There are several ways to purchase Treasury bills in Nigeria:

  • Primary Market: Investors can buy T-bills directly from the CBN during periodic auctions. To participate, you need an account with a commercial bank or a discount house that can facilitate the purchase on your behalf.
  • Secondary Market: T-bills can also be bought from existing holders through the secondary market. This option provides flexibility as you can purchase T-bills with various remaining maturities.

To buy T-bills, follow these steps:

  • Open a Treasury bill account with a commercial bank.
  • Submit a bid form indicating the amount you want to invest and the discount rate.
  • Pay the amount due if your bid is successful.

What is the Minimum Amount I Can Buy?

The minimum investment amount for Treasury bills in Nigeria is typically ₦50,000. This makes T-bills accessible to many investors, from individuals to large institutions.

Factors That Affect Treasury Bill Prices

Several factors influence the pricing and yields of Treasury bills:

  • Interest Rates: T-bill yields are closely linked to prevailing interest rates. When interest rates rise, T-bill prices fall, and yields increase, and vice versa.
  • Inflation: Higher inflation expectations can lead to higher T-bill yields as investors demand compensation for the loss of purchasing power.
  • Government Policy: Government fiscal and monetary policy changes can impact T-bill prices. For example, increased government borrowing can drive up yields.
  • Economic Conditions: Economic stability and investor sentiment also influence T-bill pricing. During times of economic uncertainty, T-bill prices may rise due to increased demand for safe-haven assets.

When is the Interest on Treasury Bills Usually Paid?

The interest on Treasury bills, or the discount, is effectively paid upfront. This means that when you purchase T-bills, you pay less than the face value, and the difference between the purchase price and the face value represents your interest earnings. At maturity, you receive the total face value of the T-bill.

Benefits of Treasury Bills

  • Low Risk: T-bills are considered one of the safest investments since the government backs them.
  • Liquidity: T-bills can be easily sold in the secondary market, providing liquidity to investors.
  • Predictable Returns: The returns on T-bills are known at the time of purchase, making them predictable.
  • Accessibility: With a low minimum investment amount, T-bills are accessible to a wide range of investors.
  • Tax Advantages: In some jurisdictions, the interest earned on T-bills may be tax-exempt.

Cons of Treasury Bills

  • Lower Returns: Compared to other investment options like stocks or corporate bonds, T-bills generally offer lower returns.
  • Inflation Risk: While T-bills are low-risk, their returns may not always keep pace with inflation, potentially eroding purchasing power.
  • Reinvestment Risk: If interest rates fall, reinvesting the proceeds from maturing T-bills at the same high yields may be challenging.

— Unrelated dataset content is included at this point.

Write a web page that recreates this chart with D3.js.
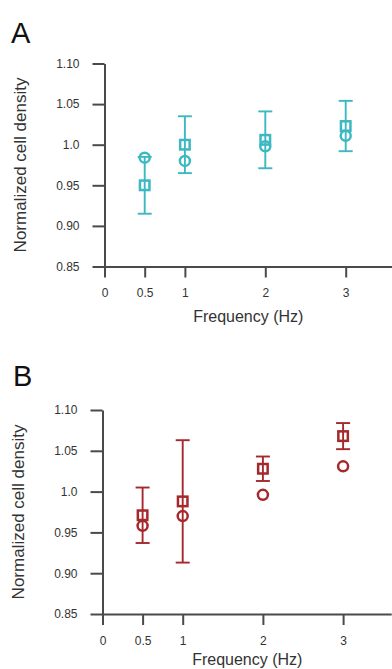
<!DOCTYPE html>
<html>
<head>
<meta charset="utf-8">
<script src="https://cdn.jsdelivr.net/npm/d3@7"></script>
<style>
  html, body { margin: 0; padding: 0; background: #fff; }
  svg { display: block; font-family: "Liberation Sans", Arial, sans-serif; }
</style>
</head>
<body>
<div id="chart"></div>
<script>
// Data
const freqs = [0.5, 1, 2, 3];
const xTicks = [0, 0.5, 1, 2, 3];
const xTickLabels = ["0", "0.5", "1", "2", "3"];
const yTicks = [0.85, 0.90, 0.95, 1.0, 1.05, 1.10];
const yTickLabels = ["0.85", "0.90", "0.95", "1.0", "1.05", "1.10"];

// Panel A (teal)
const aSquareMean = [0.950, 1.000, 1.006, 1.023];
const aSquareErr = [0.035, 0.035, 0.035, 0.031];
const aCircle = [0.984, 0.980, 0.998, 1.011];

// Panel B (red)
const bSquareMean = [0.971, 0.988, 1.028, 1.068];
const bSquareErr = [0.034, 0.075, 0.015, 0.016];
const bCircle = [0.958, 0.970, 0.996, 1.031];

const W = 392, H = 669;
const axisColor = "#4a4a4a";
const textColor = "#333333";

const svg = d3.select("#chart")
    .append("svg")
    .attr("width", W)
    .attr("height", H);

function drawPanel(p) {
    const g = svg.append("g");

    const x = d3.scaleLinear()
        .domain([0, 3.6])
        .range([p.left, p.left + 3.6 * p.perHz]);

    const y = d3.scaleLinear()
        .domain([0.85, 1.10])
        .range([p.bottom, p.top]);

    // Panel letter
    g.append("text")
        .attr("x", p.letterX)
        .attr("y", p.letterY)
        .style("font-size", "29px")
        .style("fill", "#111")
        .text(p.letter);

    // Y axis
    const yAxis = g.append("g")
        .attr("transform", "translate(" + p.left + ",0)")
        .call(d3.axisLeft(y)
            .tickValues(yTicks)
            .tickFormat((d, i) => yTickLabels[i])
            .tickSize(12)
            .tickSizeOuter(0)
            .tickPadding(13));

    // X axis
    const xAxis = g.append("g")
        .attr("transform", "translate(0," + p.bottom + ")")
        .call(d3.axisBottom(x)
            .tickValues(xTicks)
            .tickFormat((d, i) => xTickLabels[i])
            .tickSize(11)
            .tickSizeOuter(0)
            .tickPadding(11));

    [yAxis, xAxis].forEach(ax => {
        ax.attr("color", textColor);
        ax.select(".domain")
            .attr("stroke", axisColor)
            .attr("stroke-width", 2);
        ax.selectAll(".tick line")
            .attr("stroke", axisColor)
            .attr("stroke-width", 2);
        ax.selectAll(".tick text")
            .attr("fill", textColor)
            .style("font-size", "12px")
            .style("font-family", "'Liberation Sans', Arial, sans-serif");
    });

    // Axis titles
    g.append("text")
        .attr("x", (p.left + W) / 2)
        .attr("y", p.bottom + p.xTitleDy)
        .attr("text-anchor", "middle")
        .style("font-size", "16px")
        .style("fill", textColor)
        .text("Frequency (Hz)");

    g.append("text")
        .attr("transform", "translate(" + p.titleX + "," + ((p.top + p.bottom) / 2) + ") rotate(-90)")
        .attr("text-anchor", "middle")
        .style("font-size", "17px")
        .style("fill", textColor)
        .text("Normalized cell density");

    // Error bars for square series
    const capHalf = 7;
    const bars = g.append("g")
        .attr("stroke", p.color)
        .attr("stroke-width", 1.9)
        .attr("fill", "none");

    freqs.forEach((f, i) => {
        const lo = y(p.sqMean[i] - p.sqErr[i]);
        const hi = y(p.sqMean[i] + p.sqErr[i]);
        bars.append("line")
            .attr("x1", x(f)).attr("x2", x(f))
            .attr("y1", lo).attr("y2", hi);
        bars.append("line")
            .attr("x1", x(f) - capHalf).attr("x2", x(f) + capHalf)
            .attr("y1", lo).attr("y2", lo);
        bars.append("line")
            .attr("x1", x(f) - capHalf).attr("x2", x(f) + capHalf)
            .attr("y1", hi).attr("y2", hi);
    });

    // Circle series
    g.append("g")
        .selectAll("circle")
        .data(p.circ)
        .enter()
        .append("circle")
        .attr("cx", (d, i) => x(freqs[i]))
        .attr("cy", d => y(d))
        .attr("r", 5)
        .attr("fill", "none")
        .attr("stroke", p.color)
        .attr("stroke-width", 2.5);

    // Square series
    const s = 9.5;
    g.append("g")
        .selectAll("rect")
        .data(p.sqMean)
        .enter()
        .append("rect")
        .attr("x", (d, i) => x(freqs[i]) - s / 2)
        .attr("y", d => y(d) - s / 2)
        .attr("width", s)
        .attr("height", s)
        .attr("fill", "none")
        .attr("stroke", p.color)
        .attr("stroke-width", 2.5);
}

drawPanel({
    letter: "A", letterX: 11, letterY: 43,
    left: 104.5, perHz: 80.4, top: 63.5, bottom: 266.5, titleX: 26, xTitleDy: 55,
    color: "#3cb8c2",
    sqMean: aSquareMean, sqErr: aSquareErr, circ: aCircle
});

drawPanel({
    letter: "B", letterX: 13, letterY: 386,
    left: 102.5, perHz: 80.2, top: 410, bottom: 614, titleX: 24, xTitleDy: 51,
    color: "#a5282c",
    sqMean: bSquareMean, sqErr: bSquareErr, circ: bCircle
});
</script>
</body>
</html>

How Are T-Bills Different from Treasury Bonds?

While both T-bills and treasury bonds are government debt instruments, they differ in several key aspects:

  • Maturity: T-bills are short-term instruments with maturities of up to one year, while treasury bonds have longer maturities, typically ranging from 10 to 30 years.
  • Interest Payment: T-bills are sold at a discount and do not pay periodic interest, whereas treasury bonds pay semi-annual interest payments.
  • Investment Horizon: T-bills are suitable for short-term investment goals, while treasury bonds are better suited for long-term investments.


Treasury bills in Nigeria offer a secure and reliable investment option for those looking to preserve capital and earn predictable returns. Their low-risk nature, combined with the government’s backing, makes them an attractive choice for conservative investors. However, factors such as inflation and interest rates must be considered when investing in T-bills. Incorporating T-bills alongside other assets can provide stability and liquidity for those seeking a balanced investment portfolio.